Once it is admitted that contemporary Charter issues (particularly those in relation to criminal procedure) are not about "majority oppression", that the meaning and scope of Charter rights is unclear and subjective, that the proper weight to be assigned to competing values is a fundamental policy question in which we all have a stake and that judges profoundly disagree among themselves on these very questions, the question must inevitably arise as to who should have the final say on where the line is drawn between competing values. The answer under the Canadian Constitution, is the people. The great safeguard against judicial excess is the check of periodic and informed democratic review.

There are those who are cynical about the prospect of governments ever using the notwithstanding clause after the Levesque Government’s controversial use of the clause in 1982, and the Bourassa Government’s decision to invoke the clause in relation to its French only sign law. The argument is that these uses of s. 33 have made it politically impractical to use s. 33 in the future: Reid, "Penumbras for the People: Placing Judicial Supremacy Under Popular Control", ch. 10 in Rethinking the Constitution, supra, at p. 201. The City of Vancouver believes that this argument is deeply flawed. Arguing that the notwithstanding clause should not be used because it was used to support a bad law is like saying that the legislative process itself should not be used because it produced a bad law. The evil is not in the use of the notwithstanding clause, it is in the substance of what was done with it. The very point of the exercise is that s. 33 allows Canadians to pass good laws where Courts have failed. The good is a question forthe entire community.

Despite the respect which the judiciary has earned in our system of government, it is a profound mistake for Canadians to think that a decision of the majority of the Supreme Court of Canada is always "right". As others have noted (see Russell, supra), judges are human beings. They are not infallible. They have their biases and their blind spots and they are sometimes isolated and poorly informed about the effect of their decisions. If the judges have the last word on all political or criminal justice issues - that is, if we allow them to - we deprive ourselves of the ability to make rational, wise and balanced decisions in the best traditions of a democratic community. In the end, we deprive ourselves of the ability, as citizens, to do the right thing.

VII. Conclusion

The City of Vancouver believes that the time is ripe for Canadians and their political leaders to engage in a comprehensive evaluation of our system of criminal justice in light of the changes occasioned by the Charter jurisprudence of the Supreme Court of Canada. The City of Vancouver believes that a fair-minded review of that jurisprudence discloses numerous areas which cry out for Parliament to redress the balance between liberty, effective law enforcement and security.

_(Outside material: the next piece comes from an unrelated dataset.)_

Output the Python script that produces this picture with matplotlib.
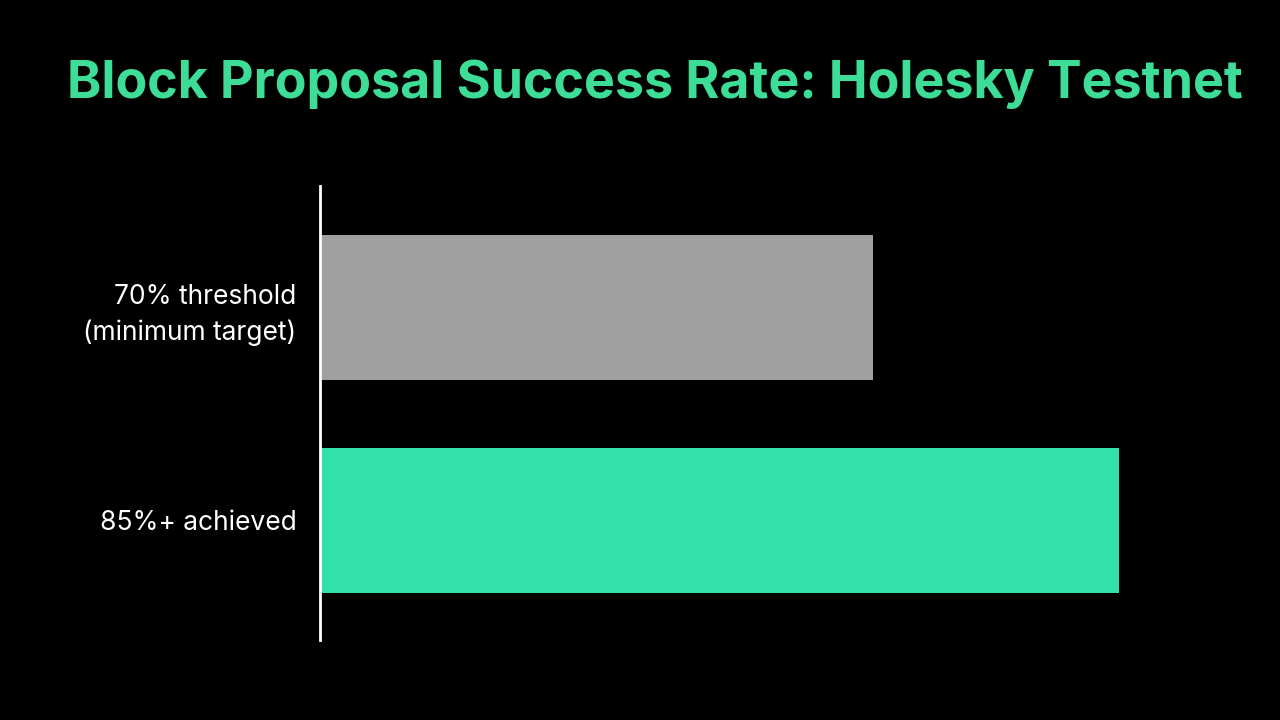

The City of Vancouver believes that Parliament, which has the constitutional responsibility to enact criminal law and procedure, has a duty to advise Canadians about exactly how criminal procedure has changed under the stewardship of the judiciary, and to consult with Canadians regarding their satisfaction with these changes. The City of Vancouver believes any such consultation will disclose overwhelming support for the idea of allowing Canadians to reclaim their voice and to redress the balance that is so profoundly wanting in so many areas of criminal law and procedure.

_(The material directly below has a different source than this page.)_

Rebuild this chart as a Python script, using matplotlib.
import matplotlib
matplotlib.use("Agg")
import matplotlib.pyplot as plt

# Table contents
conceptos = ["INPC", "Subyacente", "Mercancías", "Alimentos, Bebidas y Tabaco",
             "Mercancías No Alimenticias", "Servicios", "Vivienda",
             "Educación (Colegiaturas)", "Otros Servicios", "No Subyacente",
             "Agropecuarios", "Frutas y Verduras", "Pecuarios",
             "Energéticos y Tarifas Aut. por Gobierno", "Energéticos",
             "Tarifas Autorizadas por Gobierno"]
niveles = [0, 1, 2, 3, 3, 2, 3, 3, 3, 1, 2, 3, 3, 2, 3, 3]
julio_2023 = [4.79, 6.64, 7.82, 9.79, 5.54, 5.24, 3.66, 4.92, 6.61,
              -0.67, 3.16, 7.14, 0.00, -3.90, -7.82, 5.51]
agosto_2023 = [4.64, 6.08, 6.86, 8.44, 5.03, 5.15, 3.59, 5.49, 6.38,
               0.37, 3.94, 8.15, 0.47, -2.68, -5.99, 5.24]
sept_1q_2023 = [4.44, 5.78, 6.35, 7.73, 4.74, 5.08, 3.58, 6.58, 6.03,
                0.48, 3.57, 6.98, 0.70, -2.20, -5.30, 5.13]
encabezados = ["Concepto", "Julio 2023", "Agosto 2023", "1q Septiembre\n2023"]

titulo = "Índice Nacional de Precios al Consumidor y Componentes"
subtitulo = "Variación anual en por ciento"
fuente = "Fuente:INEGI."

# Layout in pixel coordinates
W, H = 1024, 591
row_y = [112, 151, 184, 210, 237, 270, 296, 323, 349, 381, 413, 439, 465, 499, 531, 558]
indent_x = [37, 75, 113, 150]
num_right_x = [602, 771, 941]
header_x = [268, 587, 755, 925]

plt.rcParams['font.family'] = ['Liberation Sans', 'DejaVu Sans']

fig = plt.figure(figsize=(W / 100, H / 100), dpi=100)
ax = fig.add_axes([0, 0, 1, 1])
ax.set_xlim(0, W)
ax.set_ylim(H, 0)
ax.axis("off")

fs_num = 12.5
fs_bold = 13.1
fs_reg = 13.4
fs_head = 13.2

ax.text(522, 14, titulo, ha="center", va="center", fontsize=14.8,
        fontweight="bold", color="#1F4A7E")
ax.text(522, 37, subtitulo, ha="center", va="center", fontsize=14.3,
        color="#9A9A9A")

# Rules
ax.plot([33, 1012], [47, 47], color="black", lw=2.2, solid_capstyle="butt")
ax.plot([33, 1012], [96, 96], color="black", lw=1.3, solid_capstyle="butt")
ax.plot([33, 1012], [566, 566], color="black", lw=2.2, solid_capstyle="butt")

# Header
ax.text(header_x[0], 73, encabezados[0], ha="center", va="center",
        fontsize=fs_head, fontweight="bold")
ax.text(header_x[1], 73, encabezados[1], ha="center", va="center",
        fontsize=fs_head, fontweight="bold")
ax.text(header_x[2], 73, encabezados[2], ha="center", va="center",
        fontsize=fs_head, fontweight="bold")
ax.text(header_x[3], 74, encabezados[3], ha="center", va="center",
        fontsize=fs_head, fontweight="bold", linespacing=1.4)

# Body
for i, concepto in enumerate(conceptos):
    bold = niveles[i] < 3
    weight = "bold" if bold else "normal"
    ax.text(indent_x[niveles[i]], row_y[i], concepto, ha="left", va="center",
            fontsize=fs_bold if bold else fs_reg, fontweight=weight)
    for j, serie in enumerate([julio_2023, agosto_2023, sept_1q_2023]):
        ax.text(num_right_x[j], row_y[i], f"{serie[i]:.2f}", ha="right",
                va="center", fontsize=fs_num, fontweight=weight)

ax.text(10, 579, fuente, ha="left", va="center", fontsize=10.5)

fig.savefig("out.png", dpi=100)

The framers of the Charter demonstrated the wisdom and foresight to anticipate the very difficulties in which we find ourselves today. Based on their abiding beliefin democracy and their trust in the fairness, decency and good judgment of Canadians, the framers of the Charter specifically provided us with s. 33 as the means to restore balance to our justice system. Parliament must now carry out its duty to Canadians by showing the courage and political will to carry out this fundamentally important enterprise.